Data:
━━━━━━

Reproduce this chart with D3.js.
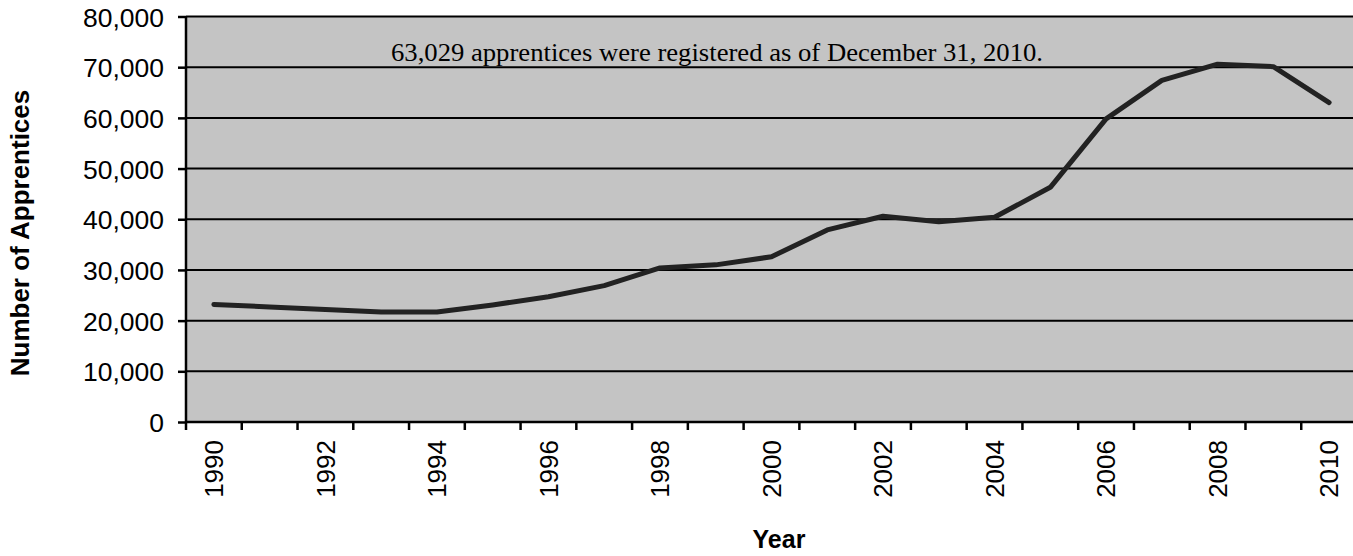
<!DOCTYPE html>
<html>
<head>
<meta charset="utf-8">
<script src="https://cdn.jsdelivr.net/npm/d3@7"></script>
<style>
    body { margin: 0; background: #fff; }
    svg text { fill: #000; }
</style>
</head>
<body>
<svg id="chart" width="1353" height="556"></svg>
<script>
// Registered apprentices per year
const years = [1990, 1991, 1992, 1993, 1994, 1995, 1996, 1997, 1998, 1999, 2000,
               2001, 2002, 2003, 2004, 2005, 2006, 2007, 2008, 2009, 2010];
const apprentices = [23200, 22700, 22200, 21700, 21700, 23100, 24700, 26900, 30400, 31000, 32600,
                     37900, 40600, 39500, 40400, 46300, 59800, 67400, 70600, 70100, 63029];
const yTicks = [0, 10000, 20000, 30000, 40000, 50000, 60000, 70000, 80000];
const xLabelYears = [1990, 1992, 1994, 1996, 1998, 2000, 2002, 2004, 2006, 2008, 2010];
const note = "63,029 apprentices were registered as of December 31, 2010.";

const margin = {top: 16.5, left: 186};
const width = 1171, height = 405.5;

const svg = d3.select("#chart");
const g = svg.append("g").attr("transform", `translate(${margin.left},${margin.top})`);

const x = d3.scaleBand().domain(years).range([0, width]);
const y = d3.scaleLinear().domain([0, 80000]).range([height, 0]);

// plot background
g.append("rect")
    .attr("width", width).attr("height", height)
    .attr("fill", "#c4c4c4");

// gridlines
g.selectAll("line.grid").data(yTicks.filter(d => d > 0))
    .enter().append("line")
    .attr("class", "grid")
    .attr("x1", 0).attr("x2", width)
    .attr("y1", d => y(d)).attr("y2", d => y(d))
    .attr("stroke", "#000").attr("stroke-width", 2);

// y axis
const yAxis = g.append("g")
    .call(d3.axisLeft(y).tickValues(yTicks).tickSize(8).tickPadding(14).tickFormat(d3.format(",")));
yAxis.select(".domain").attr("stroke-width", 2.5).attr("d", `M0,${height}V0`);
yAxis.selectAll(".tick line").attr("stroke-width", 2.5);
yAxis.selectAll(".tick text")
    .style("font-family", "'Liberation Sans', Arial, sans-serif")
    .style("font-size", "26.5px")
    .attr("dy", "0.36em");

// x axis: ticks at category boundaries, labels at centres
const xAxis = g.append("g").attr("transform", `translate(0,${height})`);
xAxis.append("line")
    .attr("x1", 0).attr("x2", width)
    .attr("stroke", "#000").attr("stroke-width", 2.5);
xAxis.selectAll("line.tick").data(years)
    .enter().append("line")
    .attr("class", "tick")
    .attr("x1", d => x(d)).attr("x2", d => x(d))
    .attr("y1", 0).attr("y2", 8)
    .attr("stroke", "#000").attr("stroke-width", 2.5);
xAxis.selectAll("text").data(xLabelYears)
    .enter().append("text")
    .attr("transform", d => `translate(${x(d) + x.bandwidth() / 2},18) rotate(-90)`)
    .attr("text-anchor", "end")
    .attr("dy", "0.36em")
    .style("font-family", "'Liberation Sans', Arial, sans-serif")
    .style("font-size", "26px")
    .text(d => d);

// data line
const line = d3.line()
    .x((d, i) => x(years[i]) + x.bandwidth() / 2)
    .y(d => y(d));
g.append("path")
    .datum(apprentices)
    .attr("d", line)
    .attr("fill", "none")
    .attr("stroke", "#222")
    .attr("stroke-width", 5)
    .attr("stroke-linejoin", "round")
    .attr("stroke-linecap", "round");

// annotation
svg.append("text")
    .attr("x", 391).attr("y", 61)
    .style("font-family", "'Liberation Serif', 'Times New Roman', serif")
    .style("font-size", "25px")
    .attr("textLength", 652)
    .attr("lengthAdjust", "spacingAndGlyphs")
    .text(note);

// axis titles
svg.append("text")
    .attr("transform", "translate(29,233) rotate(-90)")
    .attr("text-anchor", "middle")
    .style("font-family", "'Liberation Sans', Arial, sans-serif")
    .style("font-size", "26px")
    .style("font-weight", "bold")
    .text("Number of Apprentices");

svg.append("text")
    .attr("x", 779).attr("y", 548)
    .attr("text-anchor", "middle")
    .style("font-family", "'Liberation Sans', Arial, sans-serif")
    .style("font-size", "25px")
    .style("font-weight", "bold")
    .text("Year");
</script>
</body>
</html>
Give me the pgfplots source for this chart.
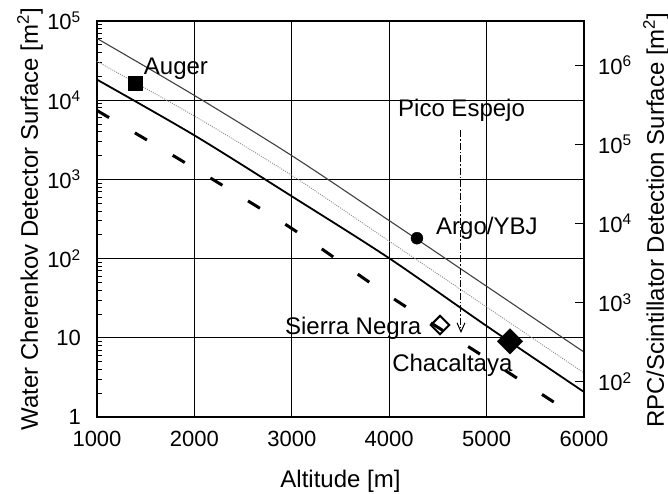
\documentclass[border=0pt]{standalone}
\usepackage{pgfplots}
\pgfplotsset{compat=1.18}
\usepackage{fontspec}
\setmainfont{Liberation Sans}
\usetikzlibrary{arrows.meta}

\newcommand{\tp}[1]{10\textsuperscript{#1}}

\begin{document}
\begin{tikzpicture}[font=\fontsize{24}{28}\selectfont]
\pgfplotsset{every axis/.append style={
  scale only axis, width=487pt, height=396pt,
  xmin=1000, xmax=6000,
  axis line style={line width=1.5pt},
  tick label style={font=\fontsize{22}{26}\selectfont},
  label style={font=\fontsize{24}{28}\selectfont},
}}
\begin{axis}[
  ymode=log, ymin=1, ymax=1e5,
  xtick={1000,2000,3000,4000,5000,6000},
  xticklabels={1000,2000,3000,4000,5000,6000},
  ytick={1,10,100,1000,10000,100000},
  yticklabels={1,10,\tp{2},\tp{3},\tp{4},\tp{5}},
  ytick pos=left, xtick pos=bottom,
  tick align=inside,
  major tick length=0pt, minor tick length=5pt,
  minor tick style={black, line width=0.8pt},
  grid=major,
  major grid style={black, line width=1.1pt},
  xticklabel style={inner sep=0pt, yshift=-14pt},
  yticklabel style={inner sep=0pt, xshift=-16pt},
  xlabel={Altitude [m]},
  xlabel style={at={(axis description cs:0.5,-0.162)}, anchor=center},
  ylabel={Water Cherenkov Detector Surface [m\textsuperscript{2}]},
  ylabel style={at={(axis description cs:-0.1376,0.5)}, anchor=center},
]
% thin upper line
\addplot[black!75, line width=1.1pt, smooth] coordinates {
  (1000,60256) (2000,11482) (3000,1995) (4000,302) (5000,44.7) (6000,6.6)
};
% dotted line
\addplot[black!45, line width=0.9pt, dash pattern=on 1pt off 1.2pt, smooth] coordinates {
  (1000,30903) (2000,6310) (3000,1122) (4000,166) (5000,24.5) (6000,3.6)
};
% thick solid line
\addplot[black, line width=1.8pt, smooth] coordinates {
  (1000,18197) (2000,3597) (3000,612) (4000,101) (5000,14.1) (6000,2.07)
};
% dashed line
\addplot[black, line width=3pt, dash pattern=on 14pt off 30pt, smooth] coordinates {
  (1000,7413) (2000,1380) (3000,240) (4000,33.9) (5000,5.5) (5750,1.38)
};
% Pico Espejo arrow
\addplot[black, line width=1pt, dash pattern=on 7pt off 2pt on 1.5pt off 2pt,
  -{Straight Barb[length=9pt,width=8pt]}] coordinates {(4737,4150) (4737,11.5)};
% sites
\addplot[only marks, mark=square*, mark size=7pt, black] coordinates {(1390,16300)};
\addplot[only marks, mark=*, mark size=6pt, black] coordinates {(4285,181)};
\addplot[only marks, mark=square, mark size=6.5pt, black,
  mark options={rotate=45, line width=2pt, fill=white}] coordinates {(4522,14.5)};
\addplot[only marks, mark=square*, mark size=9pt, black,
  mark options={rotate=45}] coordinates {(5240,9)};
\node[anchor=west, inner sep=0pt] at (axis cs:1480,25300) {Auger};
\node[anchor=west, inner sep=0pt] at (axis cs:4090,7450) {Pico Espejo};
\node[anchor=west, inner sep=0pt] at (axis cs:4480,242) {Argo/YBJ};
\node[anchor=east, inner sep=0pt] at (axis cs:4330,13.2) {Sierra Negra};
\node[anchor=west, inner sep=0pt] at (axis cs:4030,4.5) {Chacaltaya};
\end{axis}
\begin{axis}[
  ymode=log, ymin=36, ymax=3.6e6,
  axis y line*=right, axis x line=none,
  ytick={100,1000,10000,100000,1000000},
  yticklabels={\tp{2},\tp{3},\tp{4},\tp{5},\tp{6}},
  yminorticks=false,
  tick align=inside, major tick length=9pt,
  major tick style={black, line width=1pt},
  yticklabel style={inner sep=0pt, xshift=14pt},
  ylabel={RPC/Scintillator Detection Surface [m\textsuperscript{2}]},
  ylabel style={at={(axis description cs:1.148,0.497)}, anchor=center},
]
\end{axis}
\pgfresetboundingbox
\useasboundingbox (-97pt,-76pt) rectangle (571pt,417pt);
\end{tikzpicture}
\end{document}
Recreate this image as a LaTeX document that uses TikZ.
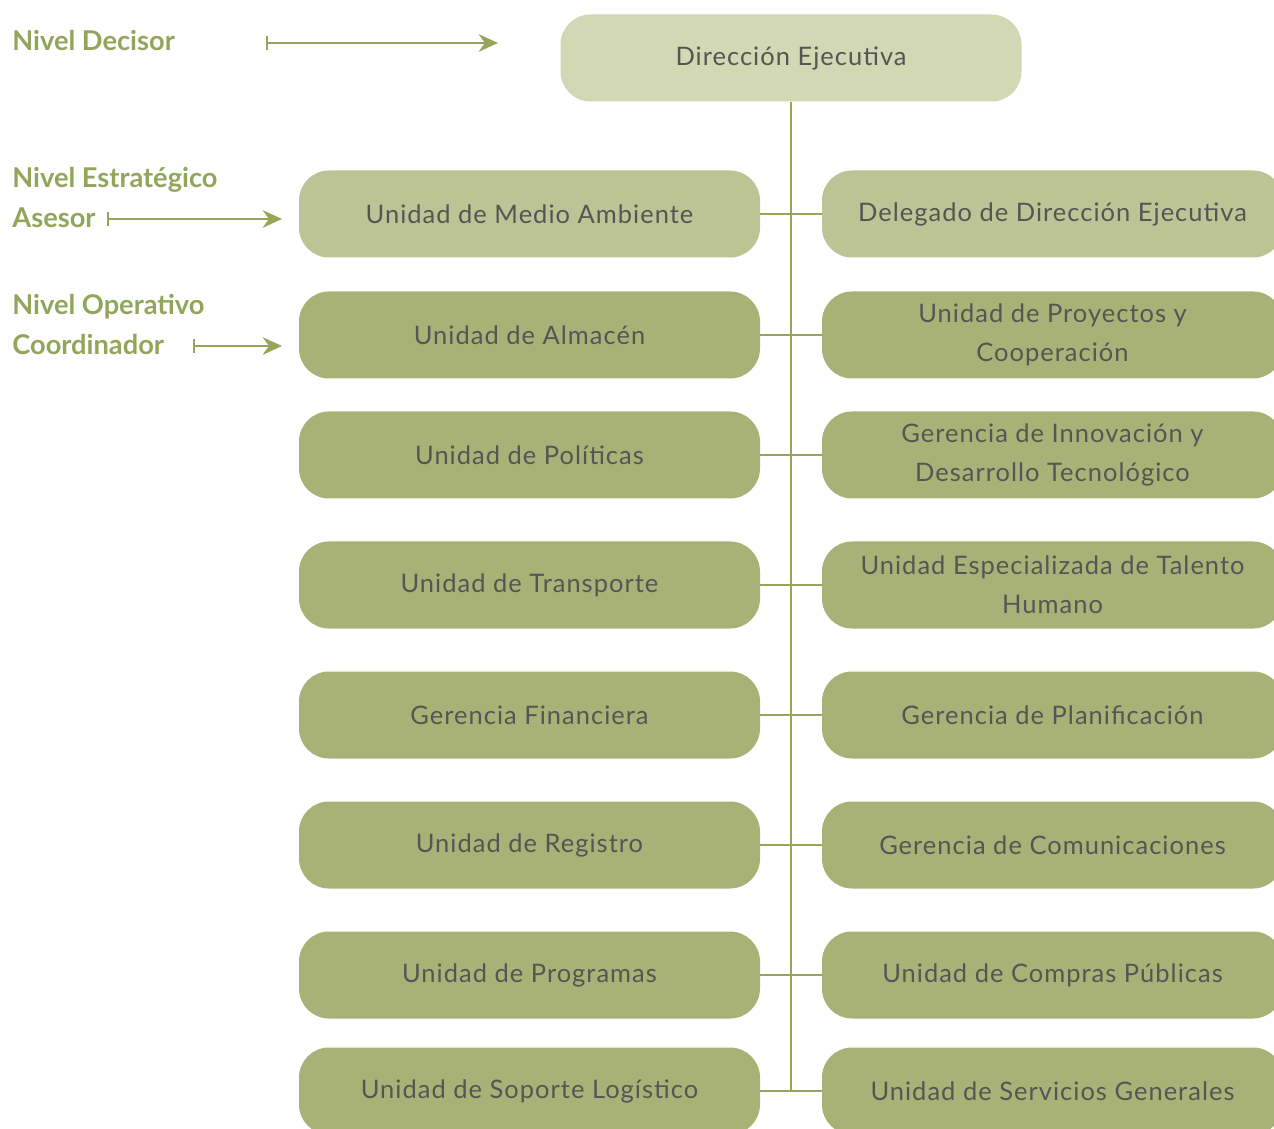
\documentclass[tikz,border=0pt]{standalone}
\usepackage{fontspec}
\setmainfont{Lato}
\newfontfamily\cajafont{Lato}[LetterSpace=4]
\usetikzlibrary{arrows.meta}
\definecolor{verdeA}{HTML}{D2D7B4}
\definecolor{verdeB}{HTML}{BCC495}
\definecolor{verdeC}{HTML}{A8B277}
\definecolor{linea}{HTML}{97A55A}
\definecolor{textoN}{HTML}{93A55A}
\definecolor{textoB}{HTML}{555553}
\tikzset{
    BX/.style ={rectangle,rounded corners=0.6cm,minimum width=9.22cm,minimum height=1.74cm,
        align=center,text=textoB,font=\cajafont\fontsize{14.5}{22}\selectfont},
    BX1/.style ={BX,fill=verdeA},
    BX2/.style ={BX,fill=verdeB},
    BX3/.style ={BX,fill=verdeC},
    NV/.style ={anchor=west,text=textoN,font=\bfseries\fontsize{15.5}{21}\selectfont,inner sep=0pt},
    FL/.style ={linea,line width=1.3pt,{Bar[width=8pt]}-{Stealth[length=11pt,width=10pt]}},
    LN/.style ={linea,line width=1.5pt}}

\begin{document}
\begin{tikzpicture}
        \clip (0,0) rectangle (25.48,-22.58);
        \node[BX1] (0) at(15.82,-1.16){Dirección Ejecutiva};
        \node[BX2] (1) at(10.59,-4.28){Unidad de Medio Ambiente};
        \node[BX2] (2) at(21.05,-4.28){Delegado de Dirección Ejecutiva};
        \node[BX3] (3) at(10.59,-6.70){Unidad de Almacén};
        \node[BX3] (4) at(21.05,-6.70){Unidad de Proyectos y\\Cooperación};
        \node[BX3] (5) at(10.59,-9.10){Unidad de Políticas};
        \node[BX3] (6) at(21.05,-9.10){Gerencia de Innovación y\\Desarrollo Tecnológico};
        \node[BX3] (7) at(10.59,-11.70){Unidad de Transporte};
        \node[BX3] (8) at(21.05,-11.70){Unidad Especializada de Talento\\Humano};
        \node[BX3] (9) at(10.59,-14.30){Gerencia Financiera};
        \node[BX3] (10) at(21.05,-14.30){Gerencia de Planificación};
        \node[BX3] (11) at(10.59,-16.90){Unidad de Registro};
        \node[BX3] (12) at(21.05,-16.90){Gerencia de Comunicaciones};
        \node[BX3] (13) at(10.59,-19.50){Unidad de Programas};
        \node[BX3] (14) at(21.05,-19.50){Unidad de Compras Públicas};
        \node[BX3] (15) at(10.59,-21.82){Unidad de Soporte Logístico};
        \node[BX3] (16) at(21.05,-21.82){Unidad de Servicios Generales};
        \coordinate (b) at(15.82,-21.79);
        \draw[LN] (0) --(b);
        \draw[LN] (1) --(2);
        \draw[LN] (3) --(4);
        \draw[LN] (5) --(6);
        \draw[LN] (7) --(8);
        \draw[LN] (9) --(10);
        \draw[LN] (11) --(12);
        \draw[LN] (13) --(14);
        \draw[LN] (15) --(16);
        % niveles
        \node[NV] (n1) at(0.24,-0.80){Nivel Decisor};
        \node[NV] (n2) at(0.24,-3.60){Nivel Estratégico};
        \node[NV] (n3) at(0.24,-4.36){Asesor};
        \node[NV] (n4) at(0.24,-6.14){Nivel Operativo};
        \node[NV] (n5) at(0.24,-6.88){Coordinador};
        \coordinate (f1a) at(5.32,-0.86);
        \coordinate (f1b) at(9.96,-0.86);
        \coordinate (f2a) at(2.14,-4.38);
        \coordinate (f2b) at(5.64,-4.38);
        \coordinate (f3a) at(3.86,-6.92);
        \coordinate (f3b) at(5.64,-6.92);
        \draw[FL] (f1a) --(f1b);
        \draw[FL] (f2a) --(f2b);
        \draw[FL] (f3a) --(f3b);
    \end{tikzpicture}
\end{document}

━━━━━━

Task description: Pick out the lines containing the string "this" and show them.

Answer for the task:
Reproduce this chart with D3.js.
Give me the pgfplots source for this chart.
Recreate this image as a LaTeX document that uses TikZ.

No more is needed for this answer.